EXERCISE PROMPT: Set the listing down again in full, word for word, with the pictures left out.

DATASET EXTRACT:

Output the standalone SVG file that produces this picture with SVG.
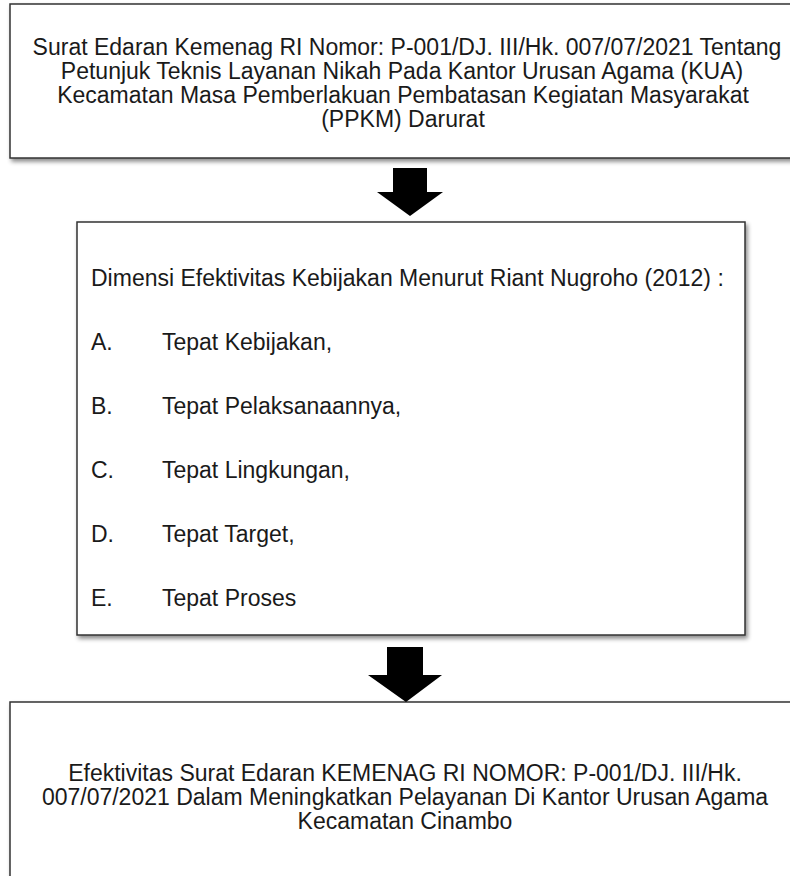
<svg xmlns="http://www.w3.org/2000/svg" width="790" height="876" viewBox="0 0 790 876">
<defs>
<filter id="sh" x="-10%" y="-10%" width="130%" height="130%">
<feDropShadow dx="2" dy="3" stdDeviation="2" flood-color="#000" flood-opacity="0.45"/>
</filter>
</defs>
<style>
.box{fill:#fff;stroke:#333;stroke-width:1.5;filter:url(#sh)}
.t{font-family:"Liberation Sans",Arial,sans-serif;font-size:23px;fill:#1a1a1a}
.c{text-anchor:middle}
.arr{fill:#000}
</style>
<rect width="790" height="876" fill="#fff"/>
<g id="node-top">
<rect class="box" x="10" y="4" width="800" height="154"/>
<text class="t c" x="407" y="55">Surat Edaran Kemenag RI Nomor: P-001/DJ. III/Hk. 007/07/2021 Tentang</text>
<text class="t c" x="402" y="79">Petunjuk Teknis Layanan Nikah Pada Kantor Urusan Agama (KUA)</text>
<text class="t c" x="403" y="103">Kecamatan Masa Pemberlakuan Pembatasan Kegiatan Masyarakat</text>
<text class="t c" x="403" y="127">(PPKM) Darurat</text>
</g>
<g id="node-middle">
<rect class="box" x="77" y="222" width="668" height="413"/>
<text class="t" x="91" y="286">Dimensi Efektivitas Kebijakan Menurut Riant Nugroho (2012) :</text>
<text class="t" x="91" y="350">A.</text><text class="t" x="162" y="350">Tepat Kebijakan,</text>
<text class="t" x="91" y="414">B.</text><text class="t" x="162" y="414">Tepat Pelaksanaannya,</text>
<text class="t" x="91" y="478">C.</text><text class="t" x="162" y="478">Tepat Lingkungan,</text>
<text class="t" x="91" y="542">D.</text><text class="t" x="162" y="542">Tepat Target,</text>
<text class="t" x="91" y="606">E.</text><text class="t" x="162" y="606">Tepat Proses</text>
</g>
<g id="node-bottom">
<rect class="box" x="10" y="702" width="800" height="200"/>
<text class="t c" x="405" y="781">Efektivitas Surat Edaran KEMENAG RI NOMOR: P-001/DJ. III/Hk.</text>
<text class="t c" x="405" y="805">007/07/2021 Dalam Meningkatkan Pelayanan Di Kantor Urusan Agama</text>
<text class="t c" x="405" y="829">Kecamatan Cinambo</text>
</g>
<g id="connectors">
<polygon class="arr" points="393,168 427,168 427,192 443,192 410,216 377,192 393,192"/>
<polygon class="arr" points="387,647 423,647 423,675 442,675 406,702 368,675 387,675"/>
</g>
</svg>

RESPONSE TO THIS TASK:
Output the standalone SVG file that produces this picture with SVG.
<svg xmlns="http://www.w3.org/2000/svg" width="790" height="876" viewBox="0 0 790 876">
<defs>
<filter id="sh" x="-10%" y="-10%" width="130%" height="130%">
<feDropShadow dx="2" dy="3" stdDeviation="2" flood-color="#000" flood-opacity="0.45"/>
</filter>
</defs>
<style>
.box{fill:#fff;stroke:#333;stroke-width:1.5;filter:url(#sh)}
.t{font-family:"Liberation Sans",Arial,sans-serif;font-size:23px;fill:#1a1a1a}
.c{text-anchor:middle}
.arr{fill:#000}
</style>
<rect width="790" height="876" fill="#fff"/>
<g id="node-top">
<rect class="box" x="10" y="4" width="800" height="154"/>
<text class="t c" x="407" y="55">Surat Edaran Kemenag RI Nomor: P-001/DJ. III/Hk. 007/07/2021 Tentang</text>
<text class="t c" x="402" y="79">Petunjuk Teknis Layanan Nikah Pada Kantor Urusan Agama (KUA)</text>
<text class="t c" x="403" y="103">Kecamatan Masa Pemberlakuan Pembatasan Kegiatan Masyarakat</text>
<text class="t c" x="403" y="127">(PPKM) Darurat</text>
</g>
<g id="node-middle">
<rect class="box" x="77" y="222" width="668" height="413"/>
<text class="t" x="91" y="286">Dimensi Efektivitas Kebijakan Menurut Riant Nugroho (2012) :</text>
<text class="t" x="91" y="350">A.</text><text class="t" x="162" y="350">Tepat Kebijakan,</text>
<text class="t" x="91" y="414">B.</text><text class="t" x="162" y="414">Tepat Pelaksanaannya,</text>
<text class="t" x="91" y="478">C.</text><text class="t" x="162" y="478">Tepat Lingkungan,</text>
<text class="t" x="91" y="542">D.</text><text class="t" x="162" y="542">Tepat Target,</text>
<text class="t" x="91" y="606">E.</text><text class="t" x="162" y="606">Tepat Proses</text>
</g>
<g id="node-bottom">
<rect class="box" x="10" y="702" width="800" height="200"/>
<text class="t c" x="405" y="781">Efektivitas Surat Edaran KEMENAG RI NOMOR: P-001/DJ. III/Hk.</text>
<text class="t c" x="405" y="805">007/07/2021 Dalam Meningkatkan Pelayanan Di Kantor Urusan Agama</text>
<text class="t c" x="405" y="829">Kecamatan Cinambo</text>
</g>
<g id="connectors">
<polygon class="arr" points="393,168 427,168 427,192 443,192 410,216 377,192 393,192"/>
<polygon class="arr" points="387,647 423,647 423,675 442,675 406,702 368,675 387,675"/>
</g>
</svg>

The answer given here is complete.